AIM OF THE EXERCISE »
All lines from the beginning of the listing through the line with "import numpy as np" are to be copied word for word; the pictures are not.

================

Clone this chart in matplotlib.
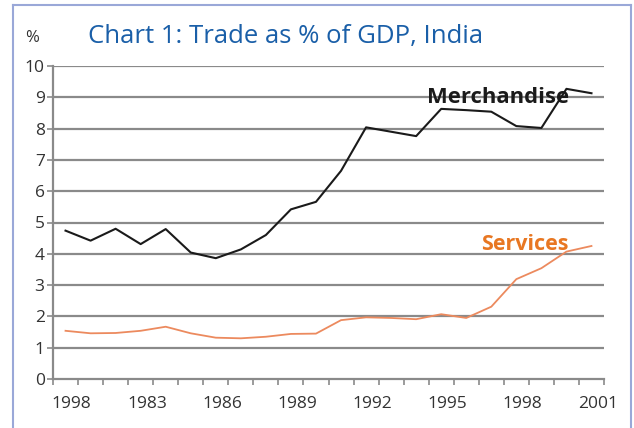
import matplotlib
matplotlib.use("Agg")
import matplotlib.pyplot as plt
from matplotlib.lines import Line2D
import numpy as np

# data (1980-2001, yearly)
years = list(range(1980, 2002))
merchandise = [4.74, 4.42, 4.80, 4.31, 4.79, 4.04, 3.86, 4.14, 4.60, 5.42, 5.66,
               6.65, 8.04, 7.90, 7.76, 8.63, 8.59, 8.54, 8.08, 8.02, 9.27, 9.13]
services = [1.54, 1.46, 1.47, 1.54, 1.67, 1.46, 1.32, 1.30, 1.35, 1.44, 1.45,
            1.88, 1.97, 1.95, 1.91, 2.07, 1.95, 2.31, 3.19, 3.54, 4.07, 4.25]
# labels as printed in the original (first one is a typo there)
xtick_labels = ["1998", "1983", "1986", "1989", "1992", "1995", "1998", "2001"]

plt.rcParams['font.family'] = ['Open Sans', 'DejaVu Sans']

fig = plt.figure(figsize=(6.34, 4.28), dpi=100)
ax = fig.add_axes([53 / 634, 1 - 379 / 428, 551 / 634, 313 / 428])

x = np.arange(len(years))
grid_c = '#8a8a8a'

# horizontal gridlines
for v in range(1, 11):
    ax.axhline(v, color=grid_c, lw=1.6, zorder=1)

ax.plot(x, merchandise, color='#1a1a1a', lw=1.5, zorder=3)
ax.plot(x, services, color='#ec8a5e', lw=1.3, zorder=3)

ax.set_xlim(-0.5, len(years) - 0.5)
ax.set_ylim(0, 10)

for s in ['top', 'right']:
    ax.spines[s].set_visible(False)
for s in ['left', 'bottom']:
    ax.spines[s].set_color(grid_c)
    ax.spines[s].set_linewidth(1.6)

ax.set_yticks(range(0, 11))
ax.tick_params(axis='y', length=4, color=grid_c, width=1.2, labelsize=12.5,
               pad=2, labelcolor='#333333')

# tick marks between categories, labels every third year
ax.set_xticks(np.arange(-0.5, len(years)), minor=True)
ax.set_xticks(np.arange(0, len(years), 3) + 0.25)
ax.set_xticklabels(xtick_labels)
ax.tick_params(axis='x', which='minor', length=4, color=grid_c, width=1.2)
ax.tick_params(axis='x', which='major', length=0, labelsize=12.5, pad=12,
               labelcolor='#333333')

fig.text(32 / 634, 1 - 38 / 428, "%", fontsize=12, color='#333333',
         ha='center', va='center')
fig.text(88 / 634, 1 - 37 / 428, "Chart 1: Trade as % of GDP, India",
         fontsize=18.5, color='#1a5fa8', ha='left', va='center')

ax.text(20.1, 9.0, "Merchandise", fontsize=15.8, fontweight='bold',
        color='#1a1a1a', ha='right', va='center', zorder=4)
ax.text(20.1, 4.3, "Services", fontsize=15.5, fontweight='bold',
        color='#e87722', ha='right', va='center', zorder=4)

# light blue frame around the chart
bc = '#9aa8d8'
fig.add_artist(Line2D([13 / 634, 13 / 634], [0, 1 - 5 / 428], color=bc, lw=1.5))
fig.add_artist(Line2D([13 / 634, 631 / 634], [1 - 5 / 428, 1 - 5 / 428], color=bc, lw=1.5))
fig.add_artist(Line2D([631 / 634, 631 / 634], [0, 1 - 5 / 428], color=bc, lw=1.5))

fig.savefig("out.png", dpi=100)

================

RESULT FOR THIS EXERCISE »
Clone this chart in matplotlib.
import matplotlib
matplotlib.use("Agg")
import matplotlib.pyplot as plt
from matplotlib.lines import Line2D
import numpy as np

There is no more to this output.